While many choose not to define themselves by their job, what do you do to make ends meet? For how long have you been plying that trade?
I've always been someone who has a hard time separating work and identity. Mrs. Farmhand and I share a deep interest in food and cooking, having both grown up in rural families with large gardens, and we gradually developed a passion for sustainable agriculture and independence that led us to leave our scientific careers behind and start the diversified farm we've run since 2006. What we do here allows us to pursue a lot of interesting hands-on citizen science of a kind ignored by research institutions, while working together in a healthy setting. We're not the kind of couple who enjoys separation of any kind.
You mention scientific careers that you left for farm life. What was it that you and the little lady did before jumping into sustainable agriculture?
We're both geologists by training, with a strong emphasis on science education and public outreach on my side as well. I worked for three National Park Service units, while she was employed twice by the US Geologic Survey, among other more minor pursuits.
Where did you do take care of your higher education?
Undergrad, Beloit College, WI. Graduate, University of Vermont.
With the understanding that obviously baseball and the Royals are an area of interest for you, what other hobbies and interests do you have?
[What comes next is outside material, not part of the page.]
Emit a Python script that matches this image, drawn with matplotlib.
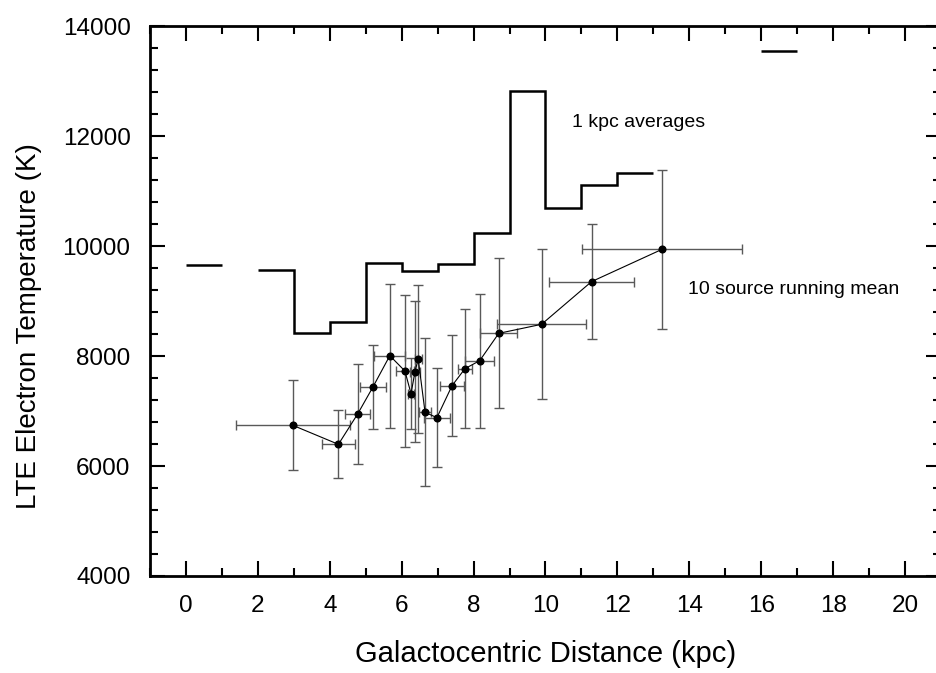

Unfortunately, it's also been difficult financially, especially as farms like ours don't get the kind of Federal subsidies commodity farms do and operate entirely on the free market. Eight years of running our own business has taught us to hate the government, and the ACA has been a particularly acute form of stress. 2014 was an especially stressful and difficult year for many reasons, and we made a decision by the end of the year that we needed to change course. In 2015 we're backing away from the full-time farm, though still raising a few cash crops and the majority of our own food supply, and turning to some free-lance writing projects that have been lurking for years. We're both good writers who have sold occasional articles in the past when we've had time and are excited to pursue the possibilities inherent in our diverse backgrounds and skill sets on a more regular basis. It's not clear what this will mean yet for my involvement in Royals Review in the coming year, as I'll be doing a lot more computer work already and RR may now conflict with that instead of giving me a break from outdoors work.
While we're all much more than just being Royals fans, it is the tie that binds us. What brought you to the Royals' front stoop knocking on the door to be let in? Perhaps more importantly, why did you stay?
After moving to central Missouri, I had to choose between the Royals and the Cardinals for my baseball fix. Mrs Farmhand and I were pretty neutral on the two cities upon arrival, but quickly found that we far preferred visiting KC to STL for all sorts of reasons. I also liked the K better than Busch, and the more laid-back underdog feel of the Royals appealed to the former Cubs and Expos follower in me. The Cardinals and their stadium felt too soulless and corporate. The Royals felt like home, and I never looked back. Discovering, and becoming involved in, the online community of fans absolutely cemented the loyalty.
What have I missed? What would you like to put out there for the world to digest?
I've had a real interesting and diverse life. More stories than many people have by age 80, and I'm grateful for it. My family history is colorful and instructive, my own has many more twists and turns that we've covered. I guess it comes through in my Royals fandom, I like becoming a part of the places I live, perhaps because I don't have deep roots of my own. The Royals are a way to connect to a region in which I'm an outsider, and something to balance the long, hot Missouri summers that can wear down anyone who works outdoors.
Thanks a bunch, Farmhand! Everyone needs to drive out to his farm and buy up his produce.